Tödliches Kran-Unglück in NÖ: Vier Männer schuldig gesprochen
Von Patrick Wammerl
Olaf B. hatte keinerlei Überlebenschance. Der deutsche Lkw-Chauffeur hielt im Sattelschlepper gerade seine Mittagspause, als der tonnenschwere Kran auf das Führerhaus stürzte und alles darunter liegende zermalmte. Offenes Schädel-Hirn-Trauma, Atem- und Hirnlähmung – er war auf der Stelle tot.
Das tödliche Unglück vom 11. April 2023 auf einem Firmenareal im Industriegebiet von Münchendorf (Bezirk Mödling) hatte Monate nach dem Vorfall ein gerichtliches Nachspiel. Die Staatsanwaltschaft Wiener Neustadt hatte gegen fünf Männer – den Kranführer, einen Lagerleiter, zwei Monteure und deren Vorgesetzten – einen Strafantrag wegen fahrlässiger Tötung eingebracht.
Wie das Verfahren am Bezirksgericht Mödling diese Woche ans Tageslicht brachte, waren kurz vor dem tödlichen Unfall Umbauarbeiten an dem Turmdrehkran vorgenommen worden. "Drei Monate zuvor wurden die Schienen, auf dem der Kran fährt, gekürzt“, erklärt Rechtsanwalt Johannes Stephan Schriefl, der beim Prozess den Lagerleiter vertrat.
Gutachten erstellt
Das Unternehmen benötigte mehr Lagerfläche, weshalb die Schienen im Weg waren und gekürzt wurden.
Zwei Monteure, die den Auftrag zur Kürzung der Schienen erhielten, sollen nach dem Ende der Arbeiten die erforderlichen Stopper (Endanschläge) am Schienenende nicht montiert haben, so der Vorwurf der Staatsanwaltschaft.

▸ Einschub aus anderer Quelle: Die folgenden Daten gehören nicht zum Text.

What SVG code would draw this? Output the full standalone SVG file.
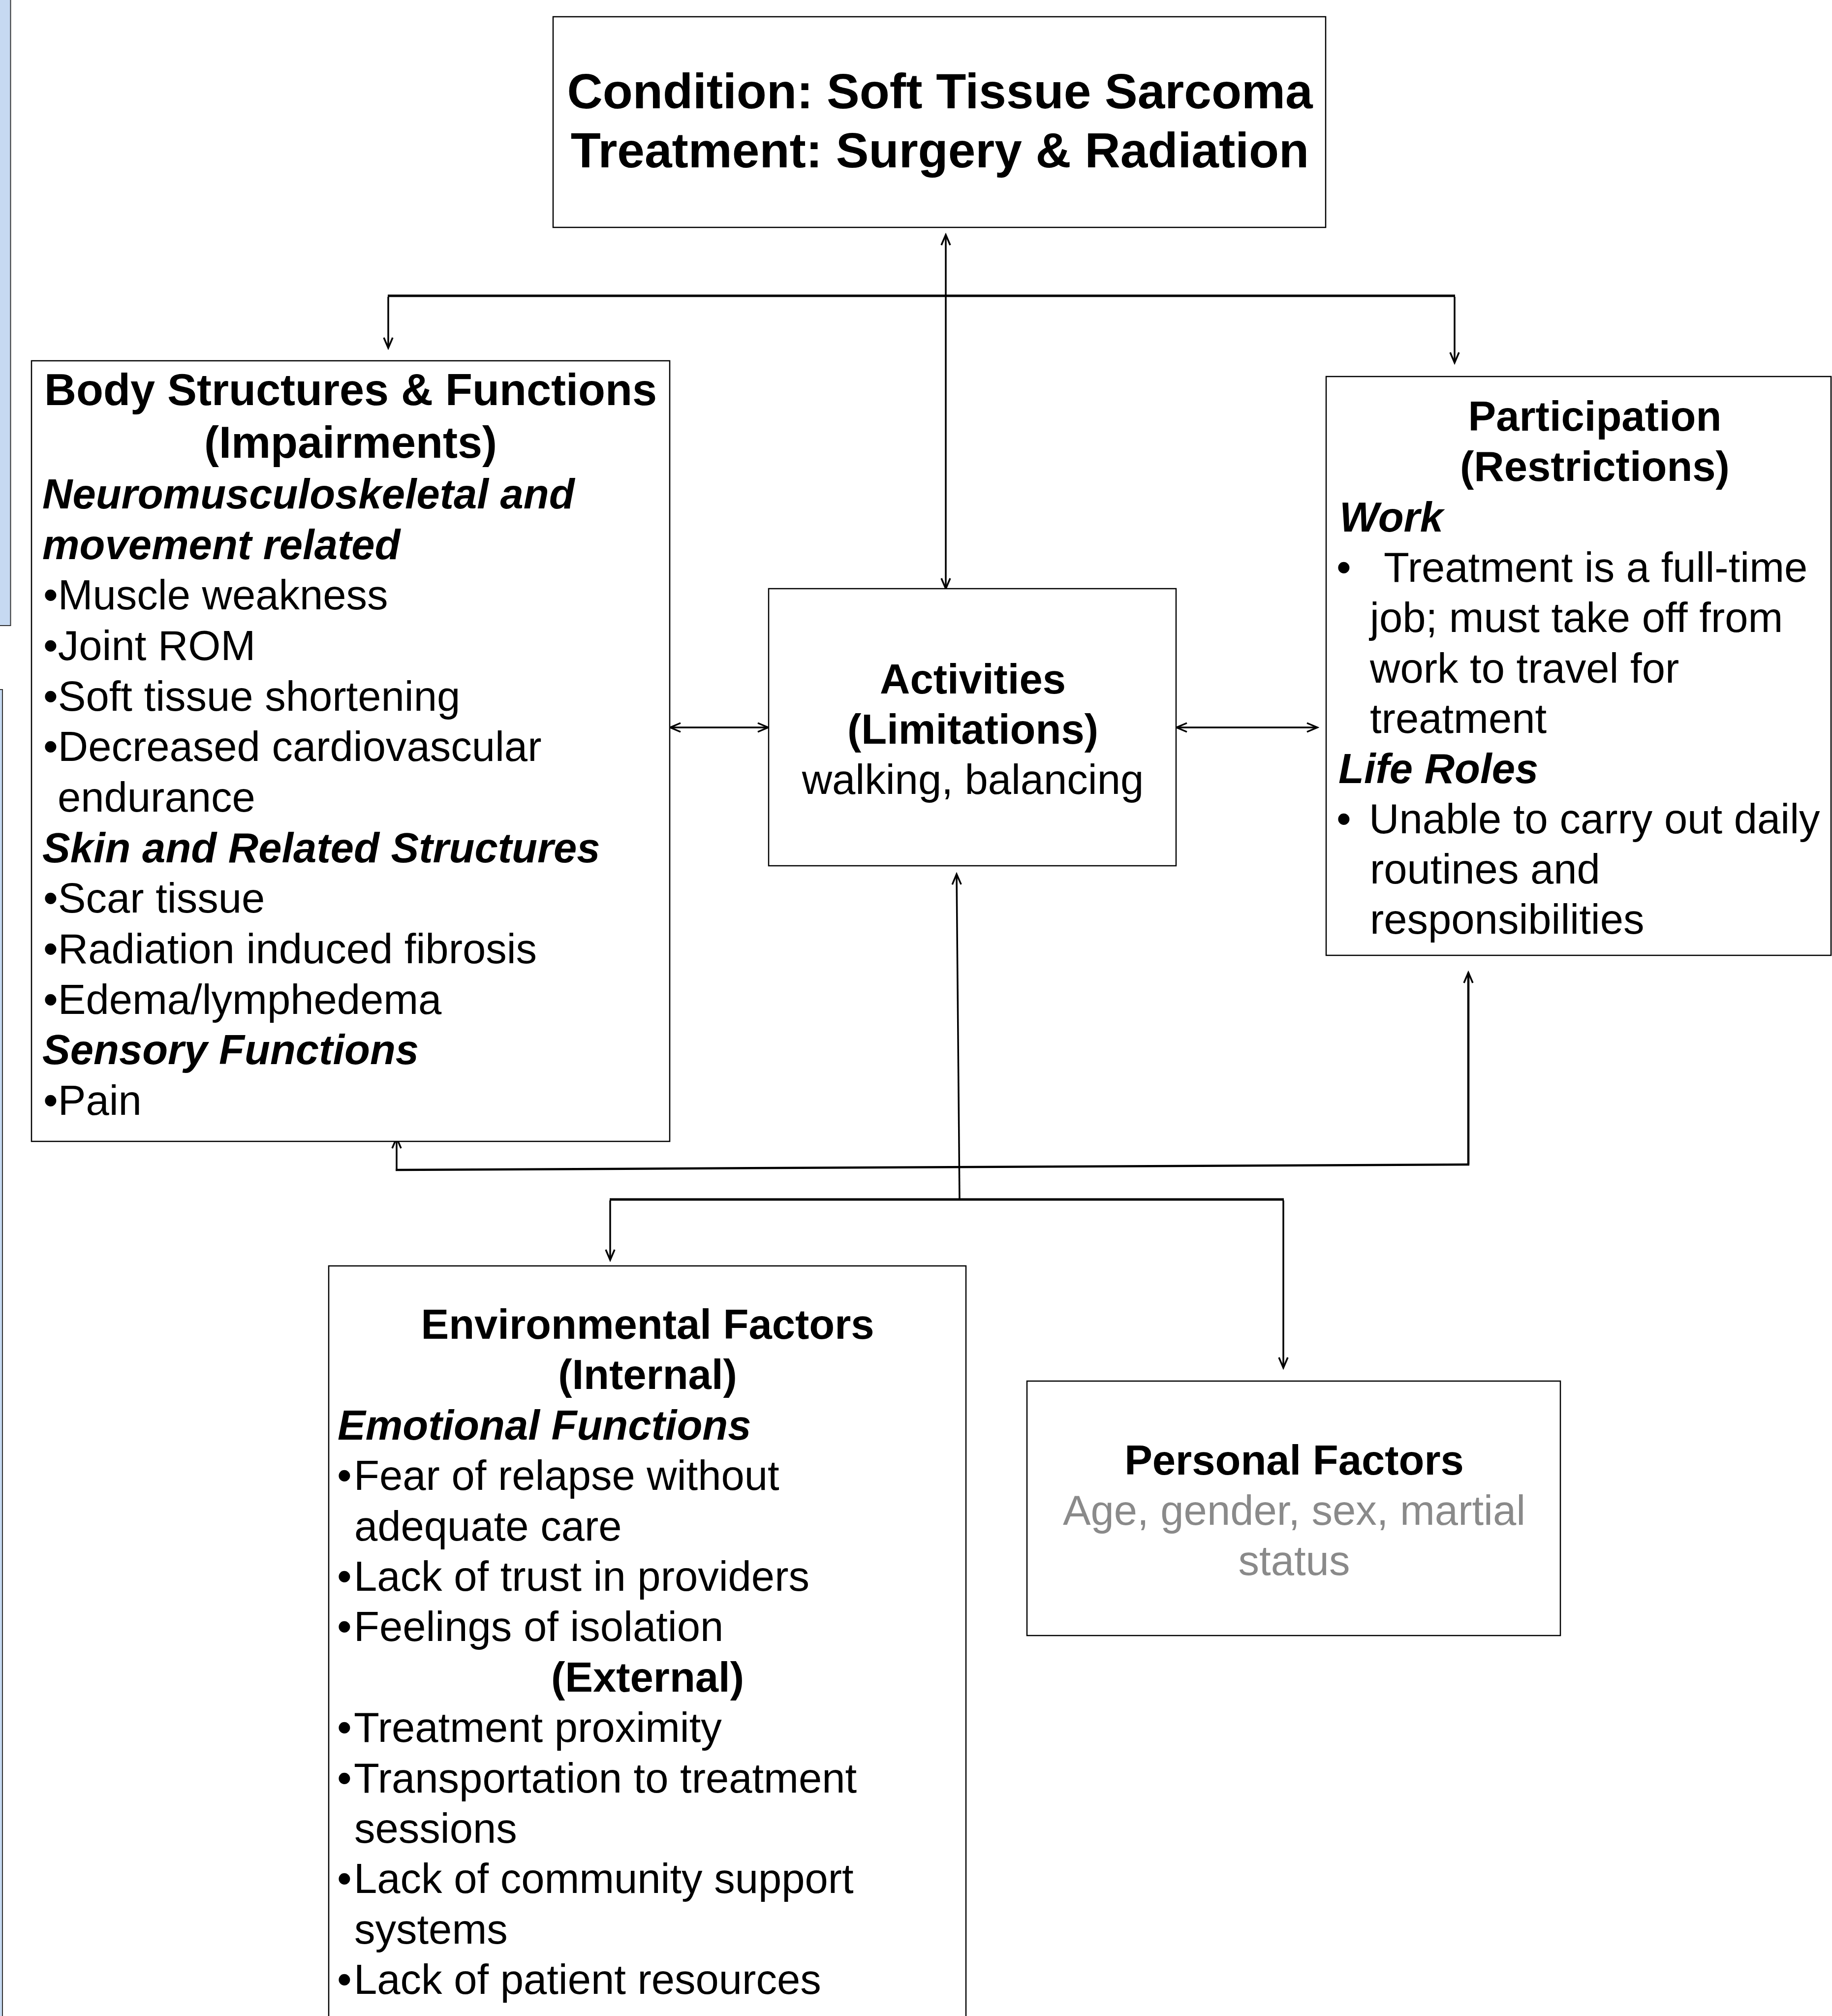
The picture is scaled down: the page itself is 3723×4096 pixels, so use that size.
<svg xmlns="http://www.w3.org/2000/svg" width="3723" height="4096" viewBox="0 0 3723 4096">
<style>
.box{fill:#fff;stroke:#000;stroke-width:2.5}
.t{font-family:"Liberation Sans",Arial,sans-serif;font-size:85px;fill:#000}
.b{font-weight:bold}
.bi{font-weight:bold;font-style:italic}
.h{font-size:90px;font-weight:bold}
.c{text-anchor:middle}
.g{fill:#8a8a8a}
.ln{fill:none;stroke:#000;stroke-width:3.5}
.thick{fill:none;stroke:#000;stroke-width:5}
</style>
<defs>
<marker id="arr" viewBox="-26 -13 30 26" refX="0" refY="0" markerWidth="30" markerHeight="26" markerUnits="userSpaceOnUse" orient="auto-start-reverse">
<path d="M-21,-9 L0,0 L-21,9" fill="none" stroke="#000" stroke-width="3.5"/>
</marker>
</defs>
<rect width="3723" height="4096" fill="#fff"/>
<g id="side-panels">
<rect x="-10" y="-10" width="31.5" height="1281" fill="#c6d9f1" stroke="#333" stroke-width="2"/>
<rect x="-10" y="1401" width="15" height="2710" fill="#c6d9f1" stroke="#333" stroke-width="2"/>
</g>
<g id="connectors">
<line class="ln" x1="1922" y1="477" x2="1922" y2="1196" marker-start="url(#arr)" marker-end="url(#arr)"/>
<line class="thick" x1="788" y1="601" x2="2957" y2="601"/>
<line class="ln" x1="789" y1="603" x2="789" y2="707" marker-end="url(#arr)"/>
<line class="ln" x1="2956" y1="603" x2="2956" y2="737" marker-end="url(#arr)"/>
<line class="ln" x1="1362" y1="1478" x2="1561" y2="1478" marker-start="url(#arr)" marker-end="url(#arr)"/>
<line class="ln" x1="2391" y1="1478" x2="2677" y2="1478" marker-start="url(#arr)" marker-end="url(#arr)"/>
<line class="ln" x1="1950" y1="2437" x2="1944" y2="1776" marker-end="url(#arr)"/>
<polyline class="ln" points="806,2377 806,2312" marker-end="url(#arr)"/>
<line class="thick" x1="804" y1="2377" x2="2986" y2="2366" style="stroke-width:4.5"/>
<polyline class="ln" points="2984,2366 2984,1976" marker-end="url(#arr)" style="stroke-width:4.5"/>
<line class="thick" x1="1239" y1="2437" x2="2609" y2="2437"/>
<line class="ln" x1="1240" y1="2439" x2="1240" y2="2560" marker-end="url(#arr)"/>
<line class="ln" x1="2608" y1="2439" x2="2608" y2="2779" marker-end="url(#arr)"/>
</g>
<g id="condition">
<rect class="box" x="1124" y="34" width="1570" height="428"/>
<text class="t b c" x="1910" y="220" style="font-size:100px">Condition: Soft Tissue Sarcoma</text>
<text class="t b c" x="1910" y="340" style="font-size:100px">Treatment: Surgery &amp; Radiation</text>
</g>
<g id="body">
<rect class="box" x="64" y="733" width="1297" height="1586"/>
<text class="t h c" x="712.5" y="823">Body Structures &amp; Functions</text>
<text class="t h c" x="712.5" y="930">(Impairments)</text>
<text class="t bi" x="86" y="1033">Neuromusculoskeletal and</text>
<text class="t bi" x="86" y="1136">movement related</text>
<text class="t" x="88" y="1238">•Muscle weakness</text>
<text class="t" x="88" y="1341">•Joint ROM</text>
<text class="t" x="88" y="1444">•Soft tissue shortening</text>
<text class="t" x="88" y="1546">•Decreased cardiovascular</text>
<text class="t" x="117" y="1649">endurance</text>
<text class="t bi" x="86" y="1752">Skin and Related Structures</text>
<text class="t" x="88" y="1854">•Scar tissue</text>
<text class="t" x="88" y="1957">•Radiation induced fibrosis</text>
<text class="t" x="88" y="2060">•Edema/lymphedema</text>
<text class="t bi" x="86" y="2162">Sensory Functions</text>
<text class="t" x="88" y="2265">•Pain</text>
</g>
<g id="activities">
<rect class="box" x="1562" y="1196" width="828" height="563"/>
<text class="t b c" x="1977" y="1409">Activities</text>
<text class="t b c" x="1977" y="1511">(Limitations)</text>
<text class="t c" x="1977" y="1613">walking, balancing</text>
</g>
<g id="participation">
<rect class="box" x="2695" y="765" width="1026" height="1176"/>
<text class="t b c" x="3241" y="875">Participation</text>
<text class="t b c" x="3241" y="977">(Restrictions)</text>
<text class="t bi" x="2722" y="1080">Work</text>
<text class="t" y="1182"><tspan x="2716">•</tspan><tspan x="2812">Treatment is a full-time</tspan></text>
<text class="t" x="2784" y="1284">job; must take off from</text>
<text class="t" x="2784" y="1387">work to travel for</text>
<text class="t" x="2784" y="1489">treatment</text>
<text class="t bi" x="2720" y="1591">Life Roles</text>
<text class="t" y="1693"><tspan x="2716">•</tspan><tspan x="2782">Unable to carry out daily</tspan></text>
<text class="t" x="2784" y="1795">routines and</text>
<text class="t" x="2784" y="1897">responsibilities</text>
</g>
<g id="environmental">
<rect class="box" x="668" y="2572" width="1295" height="1560"/>
<text class="t b c" x="1316" y="2720">Environmental Factors</text>
<text class="t b c" x="1316" y="2822">(Internal)</text>
<text class="t bi" x="686" y="2925">Emotional Functions</text>
<text class="t" y="3027"><tspan x="685">•</tspan><tspan x="719">Fear of relapse without</tspan></text>
<text class="t" x="720" y="3130">adequate care</text>
<text class="t" y="3232"><tspan x="685">•</tspan><tspan x="719">Lack of trust in providers</tspan></text>
<text class="t" y="3334"><tspan x="685">•</tspan><tspan x="719">Feelings of isolation</tspan></text>
<text class="t b c" x="1316" y="3437">(External)</text>
<text class="t" y="3539"><tspan x="685">•</tspan><tspan x="719">Treatment proximity</tspan></text>
<text class="t" y="3642"><tspan x="685">•</tspan><tspan x="719">Transportation to treatment</tspan></text>
<text class="t" x="720" y="3744">sessions</text>
<text class="t" y="3846"><tspan x="685">•</tspan><tspan x="719">Lack of community support</tspan></text>
<text class="t" x="720" y="3949">systems</text>
<text class="t" y="4051"><tspan x="685">•</tspan><tspan x="719">Lack of patient resources</tspan></text>
</g>
<g id="personal">
<rect class="box" x="2087" y="2806" width="1084" height="517"/>
<text class="t b c" x="2630" y="2996">Personal Factors</text>
<text class="t g c" x="2630" y="3098">Age, gender, sex, martial</text>
<text class="t g c" x="2630" y="3200">status</text>
</g>
</svg>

Die Anklagebehörde hatte über den genauen technischen Zustand des Drehkrans zum Unglückszeitpunkt ein Gutachten erstellen lassen.
Der Turmdrehkran wurde am Unglückstag vom Kranführer vom Boden aus ferngesteuert. Der Mitarbeiter am Bedienpult hatte es laut Staatsanwaltschaft verabsäumt, vor der Arbeit einen Kontrollgang durchzuführen. Eine "Sichtprüfung“ sei nicht erfolgt, sonst hätte er den fehlenden Schienenstopp erkennen müssen, lautet der Vorwurf. Außerdem soll der Kranführer beim Dirigieren keine freie Sicht auf die Anlage und auch keinen Einweiser oder Helfer gehabt haben.
Über Schienenende hinaus gefahren
Der Kran fuhr über das Schienenende hinaus, kippte um und begrub den Lastwagen mit Olaf B. unter sich. Die Beteiligten sollen es nach der Kürzung der Schienen außerdem unterlassen haben, den Kranführer über die erfolgten Umbauten zu informieren.
Ein Freispruch
"Es war eine Verkettung unglücklicher Umstände. Der Lastwagen hielt genau im Gefahrenbereich, in dem er eigentlich nicht stehen hätte sollen“, sagt Anwalt Johannes Stephan Schriefl. Sein Mandant, der Lagerleiter, wurde als einziger der fünf Protagonisten freigesprochen. Die Veränderungen an dem Turmdrehkran lagen nicht in dessen Verantwortungsbereich.
Die vier anderen Männer wurden wegen fahrlässiger Tötung zu drei Monaten bedingter Haft mit einer Probezeit auf drei Jahre verurteilt. Die Urteile sind nicht rechtskräftig.
Gelddruckmaschine für Südamerika
Neben der menschlichen Tragödie durch den Tod des deutschen Lkw-Chauffeurs hat das Unglück auch einen enormen materiellen bzw. finanziellen Schaden verursacht. Im Lastwagen war eine für den südamerikanischen Finanzmarkt bestimmte Gelddruckmaschine. Es sei zu einer langen Lieferverzögerung gekommen.